--- DIRECTION ---
Begin with the first line of the material and copy each line word for word through the line that contains "80, 90, 100];"; the pictures are left out.

--- STORED DATA ---
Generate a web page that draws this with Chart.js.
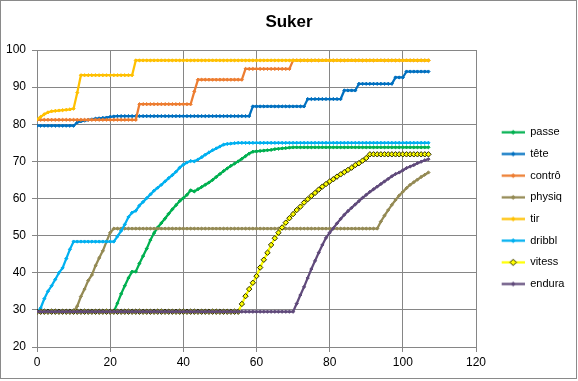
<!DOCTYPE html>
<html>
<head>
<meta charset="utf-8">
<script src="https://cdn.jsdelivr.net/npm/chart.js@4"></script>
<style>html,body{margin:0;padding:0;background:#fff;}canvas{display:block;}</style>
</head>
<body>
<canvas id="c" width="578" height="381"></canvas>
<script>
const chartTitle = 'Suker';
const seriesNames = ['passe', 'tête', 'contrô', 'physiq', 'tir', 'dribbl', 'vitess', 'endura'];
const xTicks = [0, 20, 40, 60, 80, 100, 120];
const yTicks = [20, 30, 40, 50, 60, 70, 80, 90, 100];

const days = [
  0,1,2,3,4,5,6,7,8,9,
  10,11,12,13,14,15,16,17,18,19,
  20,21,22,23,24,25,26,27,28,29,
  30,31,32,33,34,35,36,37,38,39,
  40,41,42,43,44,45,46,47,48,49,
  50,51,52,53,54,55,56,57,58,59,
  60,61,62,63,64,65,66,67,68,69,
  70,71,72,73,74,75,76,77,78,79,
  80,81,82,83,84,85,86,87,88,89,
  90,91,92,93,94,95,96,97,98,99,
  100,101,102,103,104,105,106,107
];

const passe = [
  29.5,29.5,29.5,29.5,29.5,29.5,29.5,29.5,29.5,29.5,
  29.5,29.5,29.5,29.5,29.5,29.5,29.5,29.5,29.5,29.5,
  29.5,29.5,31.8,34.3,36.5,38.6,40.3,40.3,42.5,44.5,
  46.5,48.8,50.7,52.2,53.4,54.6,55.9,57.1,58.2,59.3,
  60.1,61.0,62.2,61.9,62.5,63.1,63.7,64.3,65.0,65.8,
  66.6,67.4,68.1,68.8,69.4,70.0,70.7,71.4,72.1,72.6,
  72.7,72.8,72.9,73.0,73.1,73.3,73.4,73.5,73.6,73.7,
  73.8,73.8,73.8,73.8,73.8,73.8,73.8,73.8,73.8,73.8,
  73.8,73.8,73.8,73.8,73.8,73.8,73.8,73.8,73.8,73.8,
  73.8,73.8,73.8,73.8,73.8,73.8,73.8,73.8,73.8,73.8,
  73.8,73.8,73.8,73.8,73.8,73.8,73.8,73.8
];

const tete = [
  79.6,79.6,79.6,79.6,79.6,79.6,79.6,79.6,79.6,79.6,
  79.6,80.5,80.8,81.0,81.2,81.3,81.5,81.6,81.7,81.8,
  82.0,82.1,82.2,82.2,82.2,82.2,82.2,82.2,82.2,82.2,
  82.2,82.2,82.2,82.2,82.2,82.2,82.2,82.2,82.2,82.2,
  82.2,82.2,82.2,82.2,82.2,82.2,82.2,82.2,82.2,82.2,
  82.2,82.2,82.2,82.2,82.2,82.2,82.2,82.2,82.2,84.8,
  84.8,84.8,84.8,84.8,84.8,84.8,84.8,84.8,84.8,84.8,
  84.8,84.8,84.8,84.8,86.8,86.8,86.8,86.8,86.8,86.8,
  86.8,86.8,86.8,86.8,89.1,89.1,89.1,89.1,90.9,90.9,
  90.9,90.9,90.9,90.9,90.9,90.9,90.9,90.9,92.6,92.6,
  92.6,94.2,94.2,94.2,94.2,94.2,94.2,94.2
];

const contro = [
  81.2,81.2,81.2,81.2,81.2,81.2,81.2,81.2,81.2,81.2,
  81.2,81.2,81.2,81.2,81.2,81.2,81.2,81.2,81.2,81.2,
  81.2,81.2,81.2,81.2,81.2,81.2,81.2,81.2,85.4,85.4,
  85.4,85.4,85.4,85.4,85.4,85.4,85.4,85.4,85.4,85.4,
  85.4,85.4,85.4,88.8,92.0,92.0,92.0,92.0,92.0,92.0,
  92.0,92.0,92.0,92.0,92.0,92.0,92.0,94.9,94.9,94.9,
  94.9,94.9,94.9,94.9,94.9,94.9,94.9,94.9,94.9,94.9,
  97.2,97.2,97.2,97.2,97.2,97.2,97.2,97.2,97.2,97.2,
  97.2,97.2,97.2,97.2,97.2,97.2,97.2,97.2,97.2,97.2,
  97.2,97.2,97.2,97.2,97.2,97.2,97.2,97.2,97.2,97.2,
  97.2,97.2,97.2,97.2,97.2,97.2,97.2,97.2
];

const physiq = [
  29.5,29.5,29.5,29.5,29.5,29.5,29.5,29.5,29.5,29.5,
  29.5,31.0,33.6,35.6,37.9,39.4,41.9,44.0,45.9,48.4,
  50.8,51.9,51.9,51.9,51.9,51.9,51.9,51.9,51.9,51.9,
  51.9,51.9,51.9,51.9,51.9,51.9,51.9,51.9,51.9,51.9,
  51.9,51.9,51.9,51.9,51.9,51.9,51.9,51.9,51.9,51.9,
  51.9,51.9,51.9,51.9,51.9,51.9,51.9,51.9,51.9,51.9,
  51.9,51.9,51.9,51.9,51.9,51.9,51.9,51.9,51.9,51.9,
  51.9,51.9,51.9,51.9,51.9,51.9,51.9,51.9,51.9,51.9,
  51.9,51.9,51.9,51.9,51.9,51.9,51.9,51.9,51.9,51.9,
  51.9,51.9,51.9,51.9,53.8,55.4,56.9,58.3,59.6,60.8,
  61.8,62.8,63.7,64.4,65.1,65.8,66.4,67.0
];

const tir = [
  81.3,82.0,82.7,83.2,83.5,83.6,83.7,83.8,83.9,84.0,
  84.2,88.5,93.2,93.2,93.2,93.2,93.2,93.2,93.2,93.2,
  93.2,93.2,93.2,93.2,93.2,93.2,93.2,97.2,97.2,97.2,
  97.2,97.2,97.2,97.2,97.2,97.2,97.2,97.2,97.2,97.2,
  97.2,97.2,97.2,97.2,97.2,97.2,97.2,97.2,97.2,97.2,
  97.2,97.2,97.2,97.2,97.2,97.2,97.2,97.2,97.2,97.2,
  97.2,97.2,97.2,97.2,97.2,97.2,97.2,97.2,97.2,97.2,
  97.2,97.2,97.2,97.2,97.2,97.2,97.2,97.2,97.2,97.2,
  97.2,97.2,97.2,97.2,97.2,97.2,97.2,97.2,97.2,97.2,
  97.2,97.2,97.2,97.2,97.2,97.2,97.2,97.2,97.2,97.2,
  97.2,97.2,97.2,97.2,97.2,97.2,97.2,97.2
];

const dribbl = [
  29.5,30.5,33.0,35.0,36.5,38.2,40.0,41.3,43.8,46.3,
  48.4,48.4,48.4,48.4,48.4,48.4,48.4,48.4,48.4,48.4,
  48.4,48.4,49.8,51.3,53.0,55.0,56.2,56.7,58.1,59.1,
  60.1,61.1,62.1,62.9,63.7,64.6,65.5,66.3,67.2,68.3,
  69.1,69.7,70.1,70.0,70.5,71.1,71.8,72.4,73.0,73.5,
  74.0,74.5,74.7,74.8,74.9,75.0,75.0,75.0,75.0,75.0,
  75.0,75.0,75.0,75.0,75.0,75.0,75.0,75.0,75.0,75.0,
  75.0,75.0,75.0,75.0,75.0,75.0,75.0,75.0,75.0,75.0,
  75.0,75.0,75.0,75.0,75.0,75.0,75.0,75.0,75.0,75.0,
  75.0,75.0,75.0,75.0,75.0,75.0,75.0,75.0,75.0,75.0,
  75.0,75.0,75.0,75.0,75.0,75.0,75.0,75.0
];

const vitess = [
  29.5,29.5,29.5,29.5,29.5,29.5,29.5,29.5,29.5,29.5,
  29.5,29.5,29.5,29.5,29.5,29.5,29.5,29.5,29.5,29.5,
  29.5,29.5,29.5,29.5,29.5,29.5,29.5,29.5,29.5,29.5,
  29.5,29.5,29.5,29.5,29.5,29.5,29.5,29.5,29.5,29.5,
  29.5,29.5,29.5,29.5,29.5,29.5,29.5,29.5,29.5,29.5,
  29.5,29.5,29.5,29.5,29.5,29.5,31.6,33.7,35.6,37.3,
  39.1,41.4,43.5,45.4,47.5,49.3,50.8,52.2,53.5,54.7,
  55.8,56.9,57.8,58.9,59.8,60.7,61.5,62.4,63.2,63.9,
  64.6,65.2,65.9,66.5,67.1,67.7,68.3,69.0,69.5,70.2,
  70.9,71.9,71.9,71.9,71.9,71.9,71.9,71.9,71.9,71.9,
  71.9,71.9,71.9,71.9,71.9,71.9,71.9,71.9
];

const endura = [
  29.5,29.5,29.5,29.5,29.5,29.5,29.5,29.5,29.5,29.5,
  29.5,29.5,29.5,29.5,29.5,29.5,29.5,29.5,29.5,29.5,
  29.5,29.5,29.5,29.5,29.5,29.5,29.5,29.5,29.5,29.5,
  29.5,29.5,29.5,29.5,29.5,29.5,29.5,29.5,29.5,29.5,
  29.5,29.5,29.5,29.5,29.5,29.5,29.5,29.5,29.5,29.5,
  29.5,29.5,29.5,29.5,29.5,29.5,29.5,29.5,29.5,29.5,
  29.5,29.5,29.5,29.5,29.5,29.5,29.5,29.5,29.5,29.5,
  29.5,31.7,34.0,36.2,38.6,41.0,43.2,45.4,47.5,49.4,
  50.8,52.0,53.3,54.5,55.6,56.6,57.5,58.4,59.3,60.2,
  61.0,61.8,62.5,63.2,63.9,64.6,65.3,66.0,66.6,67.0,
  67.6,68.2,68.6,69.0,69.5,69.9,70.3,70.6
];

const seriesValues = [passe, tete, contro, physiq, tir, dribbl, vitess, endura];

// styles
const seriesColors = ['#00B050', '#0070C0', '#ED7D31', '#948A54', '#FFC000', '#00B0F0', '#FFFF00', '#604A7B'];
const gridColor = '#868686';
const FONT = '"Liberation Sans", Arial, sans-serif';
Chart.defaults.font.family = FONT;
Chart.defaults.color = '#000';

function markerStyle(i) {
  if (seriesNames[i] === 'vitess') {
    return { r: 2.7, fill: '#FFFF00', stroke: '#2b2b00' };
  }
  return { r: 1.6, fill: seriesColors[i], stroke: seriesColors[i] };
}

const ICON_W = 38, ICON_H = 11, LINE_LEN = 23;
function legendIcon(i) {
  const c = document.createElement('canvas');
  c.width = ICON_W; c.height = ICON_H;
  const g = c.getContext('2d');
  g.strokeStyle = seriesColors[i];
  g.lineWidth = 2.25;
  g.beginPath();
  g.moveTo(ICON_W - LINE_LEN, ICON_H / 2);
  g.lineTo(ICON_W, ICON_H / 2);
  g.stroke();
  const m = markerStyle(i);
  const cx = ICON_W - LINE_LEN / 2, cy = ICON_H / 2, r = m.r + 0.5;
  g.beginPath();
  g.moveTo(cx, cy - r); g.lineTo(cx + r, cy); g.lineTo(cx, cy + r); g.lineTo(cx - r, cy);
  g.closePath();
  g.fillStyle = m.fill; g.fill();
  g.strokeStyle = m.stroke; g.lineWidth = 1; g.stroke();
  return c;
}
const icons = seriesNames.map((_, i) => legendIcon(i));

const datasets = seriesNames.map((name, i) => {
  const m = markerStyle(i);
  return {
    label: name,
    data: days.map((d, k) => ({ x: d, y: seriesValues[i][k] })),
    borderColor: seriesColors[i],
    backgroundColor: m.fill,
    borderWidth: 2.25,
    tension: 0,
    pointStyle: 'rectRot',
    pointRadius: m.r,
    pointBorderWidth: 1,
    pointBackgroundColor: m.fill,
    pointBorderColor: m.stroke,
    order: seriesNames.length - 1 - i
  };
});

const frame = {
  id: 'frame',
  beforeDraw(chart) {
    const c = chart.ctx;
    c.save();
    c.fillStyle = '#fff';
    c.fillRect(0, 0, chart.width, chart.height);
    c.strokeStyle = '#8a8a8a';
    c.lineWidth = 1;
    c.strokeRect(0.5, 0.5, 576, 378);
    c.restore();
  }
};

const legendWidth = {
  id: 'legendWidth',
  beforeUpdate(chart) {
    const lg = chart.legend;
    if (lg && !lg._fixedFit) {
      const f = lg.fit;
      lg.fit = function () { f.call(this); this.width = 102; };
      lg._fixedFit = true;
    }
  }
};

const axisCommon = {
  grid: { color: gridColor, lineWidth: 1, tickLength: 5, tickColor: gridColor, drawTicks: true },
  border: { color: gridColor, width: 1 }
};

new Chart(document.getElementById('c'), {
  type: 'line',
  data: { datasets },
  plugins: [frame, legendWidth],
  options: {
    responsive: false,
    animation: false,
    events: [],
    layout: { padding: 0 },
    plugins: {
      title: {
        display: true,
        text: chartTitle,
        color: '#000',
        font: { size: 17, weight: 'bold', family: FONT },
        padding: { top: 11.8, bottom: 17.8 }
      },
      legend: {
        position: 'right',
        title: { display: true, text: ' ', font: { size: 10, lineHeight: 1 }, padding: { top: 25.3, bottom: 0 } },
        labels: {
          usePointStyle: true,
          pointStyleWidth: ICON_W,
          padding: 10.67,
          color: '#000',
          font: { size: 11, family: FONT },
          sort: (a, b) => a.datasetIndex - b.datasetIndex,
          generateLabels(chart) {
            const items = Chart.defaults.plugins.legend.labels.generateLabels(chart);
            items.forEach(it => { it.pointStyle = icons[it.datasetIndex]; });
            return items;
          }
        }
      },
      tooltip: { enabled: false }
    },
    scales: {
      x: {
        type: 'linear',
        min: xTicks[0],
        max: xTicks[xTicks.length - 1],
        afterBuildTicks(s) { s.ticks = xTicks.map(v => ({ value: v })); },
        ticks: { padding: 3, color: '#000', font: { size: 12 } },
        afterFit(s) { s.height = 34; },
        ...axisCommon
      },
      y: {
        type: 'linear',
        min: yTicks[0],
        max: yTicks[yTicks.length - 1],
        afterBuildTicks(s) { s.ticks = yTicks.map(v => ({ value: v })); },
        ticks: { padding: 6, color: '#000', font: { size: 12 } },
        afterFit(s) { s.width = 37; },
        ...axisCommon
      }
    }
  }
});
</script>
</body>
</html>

--- SOLUTION TO THIS EXERCISE ---
Generate a web page that draws this with Chart.js.
<!DOCTYPE html>
<html>
<head>
<meta charset="utf-8">
<script src="https://cdn.jsdelivr.net/npm/chart.js@4"></script>
<style>html,body{margin:0;padding:0;background:#fff;}canvas{display:block;}</style>
</head>
<body>
<canvas id="c" width="578" height="381"></canvas>
<script>
const chartTitle = 'Suker';
const seriesNames = ['passe', 'tête', 'contrô', 'physiq', 'tir', 'dribbl', 'vitess', 'endura'];
const xTicks = [0, 20, 40, 60, 80, 100, 120];
const yTicks = [20, 30, 40, 50, 60, 70, 80, 90, 100];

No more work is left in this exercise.